[GIVEN REQUEST]
Select lines where the word "this" appears.

[Source records]
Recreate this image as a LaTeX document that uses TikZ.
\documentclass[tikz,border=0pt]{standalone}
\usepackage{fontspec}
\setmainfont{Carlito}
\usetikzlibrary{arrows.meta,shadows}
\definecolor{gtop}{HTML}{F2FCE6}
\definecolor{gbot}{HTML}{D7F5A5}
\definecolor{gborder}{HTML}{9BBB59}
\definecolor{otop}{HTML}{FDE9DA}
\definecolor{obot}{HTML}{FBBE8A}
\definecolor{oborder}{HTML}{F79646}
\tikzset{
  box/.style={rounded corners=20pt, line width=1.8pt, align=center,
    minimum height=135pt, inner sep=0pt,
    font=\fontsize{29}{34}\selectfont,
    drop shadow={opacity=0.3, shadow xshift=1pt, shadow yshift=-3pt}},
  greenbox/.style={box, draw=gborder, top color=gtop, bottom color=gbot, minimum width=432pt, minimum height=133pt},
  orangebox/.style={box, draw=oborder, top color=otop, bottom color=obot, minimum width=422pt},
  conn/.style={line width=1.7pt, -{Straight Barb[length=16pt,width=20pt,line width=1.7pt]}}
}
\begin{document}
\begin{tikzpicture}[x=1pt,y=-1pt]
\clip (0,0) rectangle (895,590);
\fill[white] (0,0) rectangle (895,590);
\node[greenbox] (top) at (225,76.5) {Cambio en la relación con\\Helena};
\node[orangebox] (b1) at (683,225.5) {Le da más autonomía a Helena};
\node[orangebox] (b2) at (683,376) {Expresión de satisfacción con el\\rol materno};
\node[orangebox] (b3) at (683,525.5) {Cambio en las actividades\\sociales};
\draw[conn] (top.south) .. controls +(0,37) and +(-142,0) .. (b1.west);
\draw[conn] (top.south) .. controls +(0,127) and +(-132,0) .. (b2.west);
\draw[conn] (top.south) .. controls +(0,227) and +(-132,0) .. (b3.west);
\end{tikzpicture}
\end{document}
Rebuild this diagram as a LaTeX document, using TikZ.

[COMPLETE OUTPUT]
Recreate this image as a LaTeX document that uses TikZ.
Rebuild this diagram as a LaTeX document, using TikZ.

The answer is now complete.